-- Start --

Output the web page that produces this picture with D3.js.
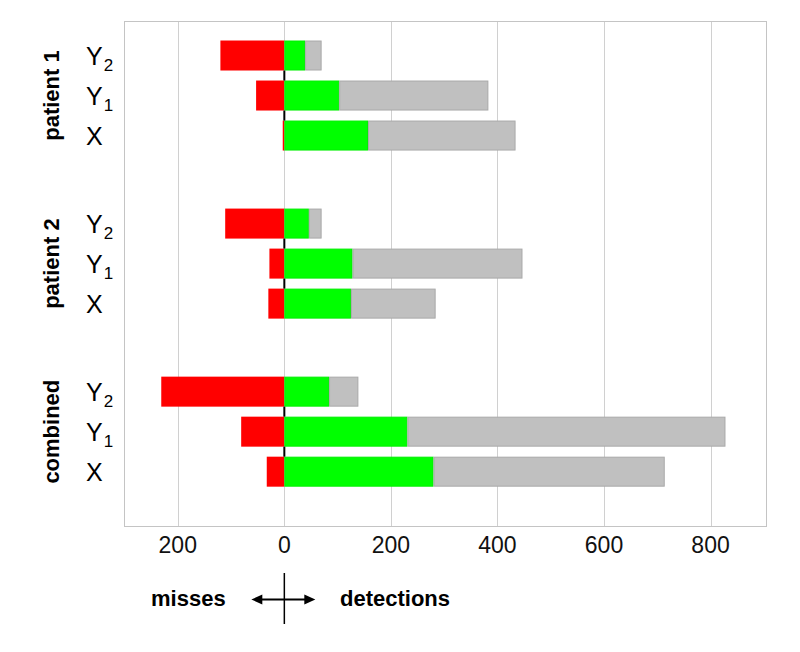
<!DOCTYPE html>
<html>
<head>
<meta charset="utf-8">
<script src="https://cdn.jsdelivr.net/npm/d3@7"></script>
<style>
  body { margin: 0; background: #fff; }
  text { font-family: "Liberation Sans", Arial, sans-serif; }
</style>
</head>
<body>
<svg id="chart" width="800" height="652"></svg>
<script>
// groups, top to bottom
var groups = ["patient 1", "patient 2", "combined"];
// rows inside each group: [letter, subscript]
var rows = [["Y", "2"], ["Y", "1"], ["X", ""]];

// values per group, in row order Y2, Y1, X
var misses   = [[120, 53, 3], [111, 28, 30], [231, 81, 33]];
var detected = [[39, 103, 157], [46, 128, 125], [84, 231, 280]];
var other    = [[31, 280, 277], [24, 319, 159], [55, 597, 434]];

var xTicks = [-200, 0, 200, 400, 600, 800];

var svg = d3.select('#chart');
var plotLeft = 124.5, plotRight = 766.5, plotTop = 21.5, plotBottom = 526.5;
var groupStep = 4.2; // rows + spacing between groups

var x = d3.scaleLinear().domain([-300, 905]).range([plotLeft, plotRight]);
var y = d3.scaleLinear().domain([-0.85, 11.77]).range([plotTop, plotBottom]);
var barH = 30;

var data = [];
groups.forEach(function(g, gi) {
  rows.forEach(function(r, ri) {
    data.push({
      group: gi, row: ri, slot: gi * groupStep + ri,
      miss: misses[gi][ri], detected: detected[gi][ri], other: other[gi][ri]
    });
  });
});

var stacked = d3.stack().keys(['detected', 'other'])(data);
var colors = { detected: '#00ff00', other: '#c0c0c0' };
var strokes = { detected: '#00ee00', other: '#a9a9a9' };

// grid lines
svg.append('g').selectAll('line').data(xTicks).join('line')
  .attr('x1', function(d) { return Math.round(x(d)) + 0.5; })
  .attr('x2', function(d) { return Math.round(x(d)) + 0.5; })
  .attr('y1', plotTop).attr('y2', plotBottom)
  .attr('stroke', '#d0d0d0').attr('stroke-width', 1);

// frame
svg.append('rect')
  .attr('x', plotLeft).attr('y', plotTop)
  .attr('width', plotRight - plotLeft).attr('height', plotBottom - plotTop)
  .attr('fill', 'none').attr('stroke', '#c4c4c4');

// misses (negative side)
svg.append('g').selectAll('rect').data(data).join('rect')
  .attr('x', function(d) { return x(-d.miss); })
  .attr('width', function(d) { return x(0) - x(-d.miss); })
  .attr('y', function(d) { return y(d.slot) - barH / 2; })
  .attr('height', barH)
  .attr('fill', '#ff0000');

// detections, stacked
svg.append('g').selectAll('g').data(stacked).join('g')
  .attr('fill', function(s) { return colors[s.key]; })
  .attr('stroke', function(s) { return strokes[s.key]; })
  .selectAll('rect').data(function(s) { return s; }).join('rect')
  .attr('x', function(d) { return x(d[0]) + 0.5; })
  .attr('width', function(d) { return Math.max(0, x(d[1]) - x(d[0]) - 1); })
  .attr('y', function(d) { return y(d.data.slot) - barH / 2 + 0.5; })
  .attr('height', barH - 1);

// black zero line in the gaps between bars
svg.append('g').selectAll('line').data(data.filter(function(d) { return d.row < 2; })).join('line')
  .attr('x1', x(0)).attr('x2', x(0))
  .attr('y1', function(d) { return y(d.slot) + barH / 2; })
  .attr('y2', function(d) { return y(d.slot + 1) - barH / 2; })
  .attr('stroke', '#000').attr('stroke-width', 2);

// x tick labels
svg.append('g').selectAll('text').data(xTicks).join('text')
  .attr('x', function(d) { return x(d); })
  .attr('y', 553)
  .attr('text-anchor', 'middle')
  .attr('font-size', 23)
  .attr('fill', '#111')
  .text(function(d) { return Math.abs(d); });

// row labels
var rl = svg.append('g').selectAll('text').data(data).join('text')
  .attr('x', 86)
  .attr('y', function(d) { return y(d.slot) + 9; })
  .attr('font-size', 25)
  .attr('fill', '#000');
rl.append('tspan').text(function(d) { return rows[d.row][0]; });
rl.append('tspan')
  .attr('font-size', 17).attr('dy', 6).attr('dx', 1)
  .text(function(d) { return rows[d.row][1]; });

// group labels
svg.append('g').selectAll('text').data(groups).join('text')
  .attr('transform', function(d, i) {
    return 'translate(59,' + y(i * groupStep + 1) + ') rotate(-90)';
  })
  .attr('text-anchor', 'middle')
  .attr('font-size', 22)
  .attr('font-weight', 'bold')
  .text(function(d) { return d; });

// misses / detections legend under the axis
var cx = x(0), cy = 599.5;
svg.append('text').attr('x', 151).attr('y', 606)
  .attr('font-size', 22).attr('font-weight', 'bold').text('misses');
svg.append('text').attr('x', 340).attr('y', 606)
  .attr('font-size', 22).attr('font-weight', 'bold').text('detections');
svg.append('line').attr('x1', cx).attr('x2', cx).attr('y1', 573).attr('y2', 624)
  .attr('stroke', '#000').attr('stroke-width', 1.5);
svg.append('line').attr('x1', cx - 28).attr('x2', cx + 26).attr('y1', cy).attr('y2', cy)
  .attr('stroke', '#000').attr('stroke-width', 2);
svg.append('path')
  .attr('d', 'M' + (cx - 33) + ',' + cy + 'L' + (cx - 22) + ',' + (cy - 5) + 'L' + (cx - 22) + ',' + (cy + 5) + 'Z')
  .attr('fill', '#000');
svg.append('path')
  .attr('d', 'M' + (cx + 31) + ',' + cy + 'L' + (cx + 20) + ',' + (cy - 5) + 'L' + (cx + 20) + ',' + (cy + 5) + 'Z')
  .attr('fill', '#000');
</script>
</body>
</html>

-- End --

Given instruction =>
Give again, exactly, the lines from the start of the data through the one holding "var groupStep = 4.2;"; omit the pictures.

Solution for this problem =>
Output the web page that produces this picture with D3.js.
<!DOCTYPE html>
<html>
<head>
<meta charset="utf-8">
<script src="https://cdn.jsdelivr.net/npm/d3@7"></script>
<style>
  body { margin: 0; background: #fff; }
  text { font-family: "Liberation Sans", Arial, sans-serif; }
</style>
</head>
<body>
<svg id="chart" width="800" height="652"></svg>
<script>
// groups, top to bottom
var groups = ["patient 1", "patient 2", "combined"];
// rows inside each group: [letter, subscript]
var rows = [["Y", "2"], ["Y", "1"], ["X", ""]];

// values per group, in row order Y2, Y1, X
var misses   = [[120, 53, 3], [111, 28, 30], [231, 81, 33]];
var detected = [[39, 103, 157], [46, 128, 125], [84, 231, 280]];
var other    = [[31, 280, 277], [24, 319, 159], [55, 597, 434]];

var xTicks = [-200, 0, 200, 400, 600, 800];

var svg = d3.select('#chart');
var plotLeft = 124.5, plotRight = 766.5, plotTop = 21.5, plotBottom = 526.5;
var groupStep = 4.2; // rows + spacing between groups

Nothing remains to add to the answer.